-- Begin --

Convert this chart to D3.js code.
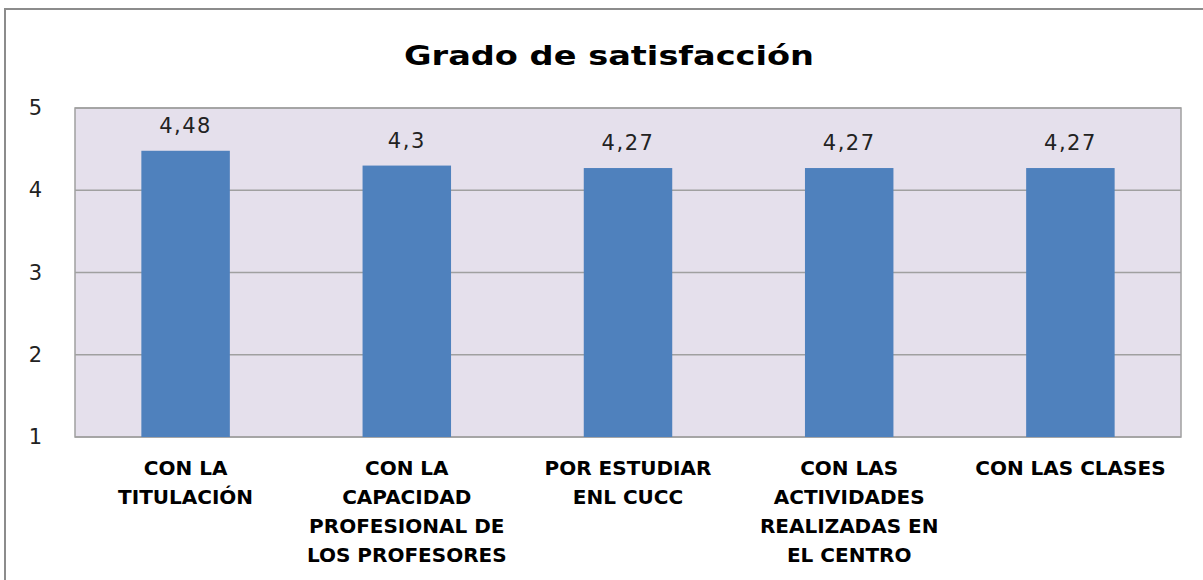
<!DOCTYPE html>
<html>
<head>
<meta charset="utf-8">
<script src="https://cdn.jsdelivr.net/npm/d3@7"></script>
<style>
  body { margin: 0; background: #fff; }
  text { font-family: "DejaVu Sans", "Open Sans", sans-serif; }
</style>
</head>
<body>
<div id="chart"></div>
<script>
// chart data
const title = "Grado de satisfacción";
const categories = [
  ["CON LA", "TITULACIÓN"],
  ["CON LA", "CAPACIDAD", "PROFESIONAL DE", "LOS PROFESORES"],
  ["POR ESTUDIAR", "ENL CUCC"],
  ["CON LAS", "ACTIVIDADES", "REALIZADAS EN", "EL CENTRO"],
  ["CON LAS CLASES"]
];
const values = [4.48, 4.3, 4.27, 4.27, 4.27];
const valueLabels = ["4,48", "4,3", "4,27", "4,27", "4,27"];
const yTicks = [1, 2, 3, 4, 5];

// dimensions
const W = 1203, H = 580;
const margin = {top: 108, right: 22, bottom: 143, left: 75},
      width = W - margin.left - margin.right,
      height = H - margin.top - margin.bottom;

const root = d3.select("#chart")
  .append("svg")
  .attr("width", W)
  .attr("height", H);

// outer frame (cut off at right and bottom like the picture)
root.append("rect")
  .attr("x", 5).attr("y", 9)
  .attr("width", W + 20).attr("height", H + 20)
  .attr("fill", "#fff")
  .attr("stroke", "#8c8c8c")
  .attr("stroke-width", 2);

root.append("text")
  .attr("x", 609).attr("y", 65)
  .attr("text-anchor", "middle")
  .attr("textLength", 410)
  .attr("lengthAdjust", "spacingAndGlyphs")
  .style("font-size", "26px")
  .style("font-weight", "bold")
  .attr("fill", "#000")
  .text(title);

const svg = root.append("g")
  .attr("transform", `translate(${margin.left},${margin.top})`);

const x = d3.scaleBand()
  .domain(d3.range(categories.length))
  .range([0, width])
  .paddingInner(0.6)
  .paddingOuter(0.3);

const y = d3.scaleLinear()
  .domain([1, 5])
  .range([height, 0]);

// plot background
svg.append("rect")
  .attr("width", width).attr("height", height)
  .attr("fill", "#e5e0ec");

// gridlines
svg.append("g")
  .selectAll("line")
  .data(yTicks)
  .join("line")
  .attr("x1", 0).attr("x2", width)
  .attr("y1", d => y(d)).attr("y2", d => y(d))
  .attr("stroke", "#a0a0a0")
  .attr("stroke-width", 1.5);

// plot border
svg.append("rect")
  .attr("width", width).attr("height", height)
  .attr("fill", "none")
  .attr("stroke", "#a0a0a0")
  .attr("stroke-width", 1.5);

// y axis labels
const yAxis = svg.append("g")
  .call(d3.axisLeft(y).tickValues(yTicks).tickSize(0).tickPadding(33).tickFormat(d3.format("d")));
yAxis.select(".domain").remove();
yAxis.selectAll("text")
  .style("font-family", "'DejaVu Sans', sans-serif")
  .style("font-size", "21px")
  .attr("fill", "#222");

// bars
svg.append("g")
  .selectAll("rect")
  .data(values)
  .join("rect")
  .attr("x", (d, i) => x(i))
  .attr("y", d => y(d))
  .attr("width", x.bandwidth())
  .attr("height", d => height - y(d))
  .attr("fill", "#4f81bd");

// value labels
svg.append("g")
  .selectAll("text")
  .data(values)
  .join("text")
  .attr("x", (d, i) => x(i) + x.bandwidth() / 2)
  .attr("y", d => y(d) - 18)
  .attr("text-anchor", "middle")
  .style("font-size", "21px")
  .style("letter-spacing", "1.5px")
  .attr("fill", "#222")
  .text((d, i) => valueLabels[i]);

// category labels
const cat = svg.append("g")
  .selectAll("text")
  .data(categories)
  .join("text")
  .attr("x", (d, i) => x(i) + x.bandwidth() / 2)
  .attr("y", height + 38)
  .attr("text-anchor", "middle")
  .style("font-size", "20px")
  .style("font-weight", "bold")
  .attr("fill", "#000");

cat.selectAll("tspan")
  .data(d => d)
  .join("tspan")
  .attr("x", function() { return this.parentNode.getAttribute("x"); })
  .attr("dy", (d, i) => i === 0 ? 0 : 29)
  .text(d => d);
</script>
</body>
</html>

-- End --

Given problem:
Go through the material and select each line with the string "chart" in it.

Output for this task:
Convert this chart to D3.js code.
<div id="chart"></div>
// chart data
const root = d3.select("#chart")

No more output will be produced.